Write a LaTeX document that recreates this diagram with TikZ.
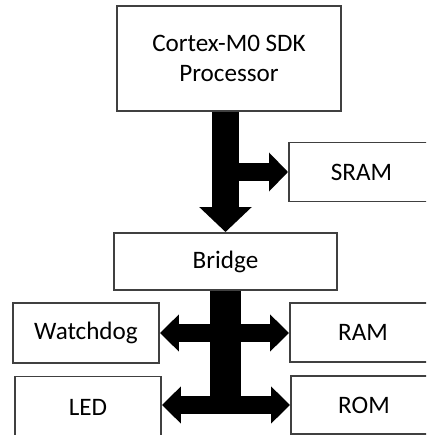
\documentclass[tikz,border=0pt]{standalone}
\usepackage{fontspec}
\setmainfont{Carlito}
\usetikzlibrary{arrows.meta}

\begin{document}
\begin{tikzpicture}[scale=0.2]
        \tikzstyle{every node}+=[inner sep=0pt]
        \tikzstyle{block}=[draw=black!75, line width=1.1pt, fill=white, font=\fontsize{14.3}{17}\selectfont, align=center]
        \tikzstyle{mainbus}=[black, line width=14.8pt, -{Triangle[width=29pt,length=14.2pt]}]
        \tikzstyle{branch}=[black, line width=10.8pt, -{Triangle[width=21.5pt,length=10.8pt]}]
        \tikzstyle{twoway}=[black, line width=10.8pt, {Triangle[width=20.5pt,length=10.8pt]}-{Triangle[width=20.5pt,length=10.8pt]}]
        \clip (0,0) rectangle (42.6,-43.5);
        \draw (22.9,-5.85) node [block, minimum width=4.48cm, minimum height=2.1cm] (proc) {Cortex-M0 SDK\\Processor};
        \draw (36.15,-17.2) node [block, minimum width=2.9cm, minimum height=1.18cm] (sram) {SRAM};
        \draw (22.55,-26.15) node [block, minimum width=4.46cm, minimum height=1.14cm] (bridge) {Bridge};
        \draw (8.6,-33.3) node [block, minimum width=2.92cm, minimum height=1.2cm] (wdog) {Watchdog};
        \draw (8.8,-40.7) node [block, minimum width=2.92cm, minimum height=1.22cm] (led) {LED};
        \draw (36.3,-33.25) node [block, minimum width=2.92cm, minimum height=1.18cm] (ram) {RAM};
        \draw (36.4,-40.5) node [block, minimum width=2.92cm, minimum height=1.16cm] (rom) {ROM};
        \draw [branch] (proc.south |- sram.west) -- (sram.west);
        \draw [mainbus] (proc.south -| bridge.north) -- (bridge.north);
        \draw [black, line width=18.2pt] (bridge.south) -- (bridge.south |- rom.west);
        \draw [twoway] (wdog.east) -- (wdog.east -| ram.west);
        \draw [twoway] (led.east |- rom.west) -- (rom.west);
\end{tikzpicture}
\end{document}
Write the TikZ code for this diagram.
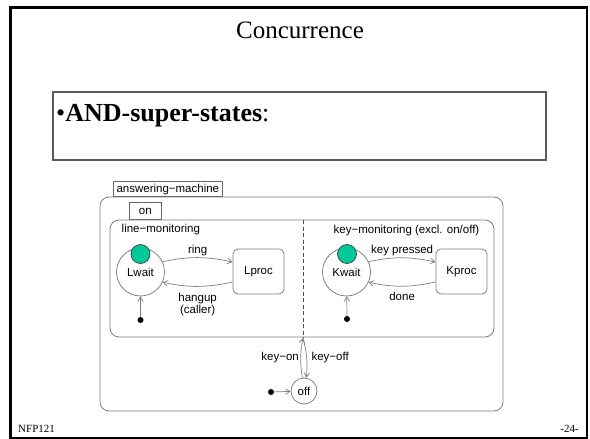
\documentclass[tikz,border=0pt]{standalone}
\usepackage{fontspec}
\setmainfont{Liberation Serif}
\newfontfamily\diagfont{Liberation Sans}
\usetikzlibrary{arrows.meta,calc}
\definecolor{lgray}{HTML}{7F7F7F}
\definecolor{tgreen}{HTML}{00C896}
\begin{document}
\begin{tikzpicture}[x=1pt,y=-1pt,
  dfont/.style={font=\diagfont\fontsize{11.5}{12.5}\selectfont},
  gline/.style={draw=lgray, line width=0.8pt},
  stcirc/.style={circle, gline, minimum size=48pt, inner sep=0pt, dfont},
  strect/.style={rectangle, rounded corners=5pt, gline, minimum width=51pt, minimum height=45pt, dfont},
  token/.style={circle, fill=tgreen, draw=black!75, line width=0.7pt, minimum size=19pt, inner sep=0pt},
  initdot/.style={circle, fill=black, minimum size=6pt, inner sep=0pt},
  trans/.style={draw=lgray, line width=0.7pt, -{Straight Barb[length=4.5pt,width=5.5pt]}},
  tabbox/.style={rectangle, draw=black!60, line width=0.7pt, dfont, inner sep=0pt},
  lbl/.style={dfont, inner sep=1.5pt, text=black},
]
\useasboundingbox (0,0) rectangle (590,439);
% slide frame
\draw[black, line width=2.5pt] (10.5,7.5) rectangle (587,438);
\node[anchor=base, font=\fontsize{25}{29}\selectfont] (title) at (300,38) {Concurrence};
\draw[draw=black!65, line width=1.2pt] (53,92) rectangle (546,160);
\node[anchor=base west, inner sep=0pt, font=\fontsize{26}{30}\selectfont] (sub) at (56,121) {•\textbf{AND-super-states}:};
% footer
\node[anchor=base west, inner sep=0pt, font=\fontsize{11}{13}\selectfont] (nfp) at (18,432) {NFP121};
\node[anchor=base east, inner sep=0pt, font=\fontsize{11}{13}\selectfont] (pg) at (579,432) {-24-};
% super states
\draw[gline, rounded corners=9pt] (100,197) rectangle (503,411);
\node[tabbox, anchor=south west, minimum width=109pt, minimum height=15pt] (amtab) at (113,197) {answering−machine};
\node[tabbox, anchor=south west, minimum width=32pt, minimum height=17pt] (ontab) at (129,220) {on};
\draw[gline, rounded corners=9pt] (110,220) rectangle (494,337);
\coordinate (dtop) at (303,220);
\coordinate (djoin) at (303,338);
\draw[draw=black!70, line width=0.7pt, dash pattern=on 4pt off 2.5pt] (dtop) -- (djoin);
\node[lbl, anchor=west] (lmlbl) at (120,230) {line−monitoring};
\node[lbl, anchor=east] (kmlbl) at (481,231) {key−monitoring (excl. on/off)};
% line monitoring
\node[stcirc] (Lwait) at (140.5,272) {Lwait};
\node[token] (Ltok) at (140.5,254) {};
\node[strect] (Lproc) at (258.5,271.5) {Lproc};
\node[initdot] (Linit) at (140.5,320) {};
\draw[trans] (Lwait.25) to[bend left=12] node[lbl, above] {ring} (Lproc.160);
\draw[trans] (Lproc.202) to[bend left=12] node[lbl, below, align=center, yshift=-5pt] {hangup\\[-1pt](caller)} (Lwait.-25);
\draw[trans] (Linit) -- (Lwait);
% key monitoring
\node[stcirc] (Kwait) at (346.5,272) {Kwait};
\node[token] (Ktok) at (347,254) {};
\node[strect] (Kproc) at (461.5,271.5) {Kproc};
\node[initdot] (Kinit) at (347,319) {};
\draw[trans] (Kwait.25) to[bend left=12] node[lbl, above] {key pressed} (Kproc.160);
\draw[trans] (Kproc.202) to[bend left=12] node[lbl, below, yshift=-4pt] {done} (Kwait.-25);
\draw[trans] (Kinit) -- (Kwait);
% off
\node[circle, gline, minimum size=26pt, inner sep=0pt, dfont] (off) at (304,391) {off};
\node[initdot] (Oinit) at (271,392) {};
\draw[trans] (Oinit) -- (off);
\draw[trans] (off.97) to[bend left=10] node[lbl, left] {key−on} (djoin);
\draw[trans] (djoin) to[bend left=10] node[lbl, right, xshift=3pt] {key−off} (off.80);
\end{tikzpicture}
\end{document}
......
Set problem ::
Every record above should be written out again without change, except that the pictures are left out.

Final answer ::
Write a LaTeX document that recreates this diagram with TikZ.
\documentclass[tikz,border=0pt]{standalone}
\usepackage{fontspec}
\setmainfont{Carlito}
\usetikzlibrary{arrows.meta}

\begin{document}
\begin{tikzpicture}[scale=0.2]
        \tikzstyle{every node}+=[inner sep=0pt]
        \tikzstyle{block}=[draw=black!75, line width=1.1pt, fill=white, font=\fontsize{14.3}{17}\selectfont, align=center]
        \tikzstyle{mainbus}=[black, line width=14.8pt, -{Triangle[width=29pt,length=14.2pt]}]
        \tikzstyle{branch}=[black, line width=10.8pt, -{Triangle[width=21.5pt,length=10.8pt]}]
        \tikzstyle{twoway}=[black, line width=10.8pt, {Triangle[width=20.5pt,length=10.8pt]}-{Triangle[width=20.5pt,length=10.8pt]}]
        \clip (0,0) rectangle (42.6,-43.5);
        \draw (22.9,-5.85) node [block, minimum width=4.48cm, minimum height=2.1cm] (proc) {Cortex-M0 SDK\\Processor};
        \draw (36.15,-17.2) node [block, minimum width=2.9cm, minimum height=1.18cm] (sram) {SRAM};
        \draw (22.55,-26.15) node [block, minimum width=4.46cm, minimum height=1.14cm] (bridge) {Bridge};
        \draw (8.6,-33.3) node [block, minimum width=2.92cm, minimum height=1.2cm] (wdog) {Watchdog};
        \draw (8.8,-40.7) node [block, minimum width=2.92cm, minimum height=1.22cm] (led) {LED};
        \draw (36.3,-33.25) node [block, minimum width=2.92cm, minimum height=1.18cm] (ram) {RAM};
        \draw (36.4,-40.5) node [block, minimum width=2.92cm, minimum height=1.16cm] (rom) {ROM};
        \draw [branch] (proc.south |- sram.west) -- (sram.west);
        \draw [mainbus] (proc.south -| bridge.north) -- (bridge.north);
        \draw [black, line width=18.2pt] (bridge.south) -- (bridge.south |- rom.west);
        \draw [twoway] (wdog.east) -- (wdog.east -| ram.west);
        \draw [twoway] (led.east |- rom.west) -- (rom.west);
\end{tikzpicture}
\end{document}
Write the TikZ code for this diagram.
\documentclass[tikz,border=0pt]{standalone}
\usepackage{fontspec}
\setmainfont{Liberation Serif}
\newfontfamily\diagfont{Liberation Sans}
\usetikzlibrary{arrows.meta,calc}
\definecolor{lgray}{HTML}{7F7F7F}
\definecolor{tgreen}{HTML}{00C896}
\begin{document}
\begin{tikzpicture}[x=1pt,y=-1pt,
  dfont/.style={font=\diagfont\fontsize{11.5}{12.5}\selectfont},
  gline/.style={draw=lgray, line width=0.8pt},
  stcirc/.style={circle, gline, minimum size=48pt, inner sep=0pt, dfont},
  strect/.style={rectangle, rounded corners=5pt, gline, minimum width=51pt, minimum height=45pt, dfont},
  token/.style={circle, fill=tgreen, draw=black!75, line width=0.7pt, minimum size=19pt, inner sep=0pt},
  initdot/.style={circle, fill=black, minimum size=6pt, inner sep=0pt},
  trans/.style={draw=lgray, line width=0.7pt, -{Straight Barb[length=4.5pt,width=5.5pt]}},
  tabbox/.style={rectangle, draw=black!60, line width=0.7pt, dfont, inner sep=0pt},
  lbl/.style={dfont, inner sep=1.5pt, text=black},
]
\useasboundingbox (0,0) rectangle (590,439);
% slide frame
\draw[black, line width=2.5pt] (10.5,7.5) rectangle (587,438);
\node[anchor=base, font=\fontsize{25}{29}\selectfont] (title) at (300,38) {Concurrence};
\draw[draw=black!65, line width=1.2pt] (53,92) rectangle (546,160);
\node[anchor=base west, inner sep=0pt, font=\fontsize{26}{30}\selectfont] (sub) at (56,121) {•\textbf{AND-super-states}:};
% footer
\node[anchor=base west, inner sep=0pt, font=\fontsize{11}{13}\selectfont] (nfp) at (18,432) {NFP121};
\node[anchor=base east, inner sep=0pt, font=\fontsize{11}{13}\selectfont] (pg) at (579,432) {-24-};
% super states
\draw[gline, rounded corners=9pt] (100,197) rectangle (503,411);
\node[tabbox, anchor=south west, minimum width=109pt, minimum height=15pt] (amtab) at (113,197) {answering−machine};
\node[tabbox, anchor=south west, minimum width=32pt, minimum height=17pt] (ontab) at (129,220) {on};
\draw[gline, rounded corners=9pt] (110,220) rectangle (494,337);
\coordinate (dtop) at (303,220);
\coordinate (djoin) at (303,338);
\draw[draw=black!70, line width=0.7pt, dash pattern=on 4pt off 2.5pt] (dtop) -- (djoin);
\node[lbl, anchor=west] (lmlbl) at (120,230) {line−monitoring};
\node[lbl, anchor=east] (kmlbl) at (481,231) {key−monitoring (excl. on/off)};
% line monitoring
\node[stcirc] (Lwait) at (140.5,272) {Lwait};
\node[token] (Ltok) at (140.5,254) {};
\node[strect] (Lproc) at (258.5,271.5) {Lproc};
\node[initdot] (Linit) at (140.5,320) {};
\draw[trans] (Lwait.25) to[bend left=12] node[lbl, above] {ring} (Lproc.160);
\draw[trans] (Lproc.202) to[bend left=12] node[lbl, below, align=center, yshift=-5pt] {hangup\\[-1pt](caller)} (Lwait.-25);
\draw[trans] (Linit) -- (Lwait);
% key monitoring
\node[stcirc] (Kwait) at (346.5,272) {Kwait};
\node[token] (Ktok) at (347,254) {};
\node[strect] (Kproc) at (461.5,271.5) {Kproc};
\node[initdot] (Kinit) at (347,319) {};
\draw[trans] (Kwait.25) to[bend left=12] node[lbl, above] {key pressed} (Kproc.160);
\draw[trans] (Kproc.202) to[bend left=12] node[lbl, below, yshift=-4pt] {done} (Kwait.-25);
\draw[trans] (Kinit) -- (Kwait);
% off
\node[circle, gline, minimum size=26pt, inner sep=0pt, dfont] (off) at (304,391) {off};
\node[initdot] (Oinit) at (271,392) {};
\draw[trans] (Oinit) -- (off);
\draw[trans] (off.97) to[bend left=10] node[lbl, left] {key−on} (djoin);
\draw[trans] (djoin) to[bend left=10] node[lbl, right, xshift=3pt] {key−off} (off.80);
\end{tikzpicture}
\end{document}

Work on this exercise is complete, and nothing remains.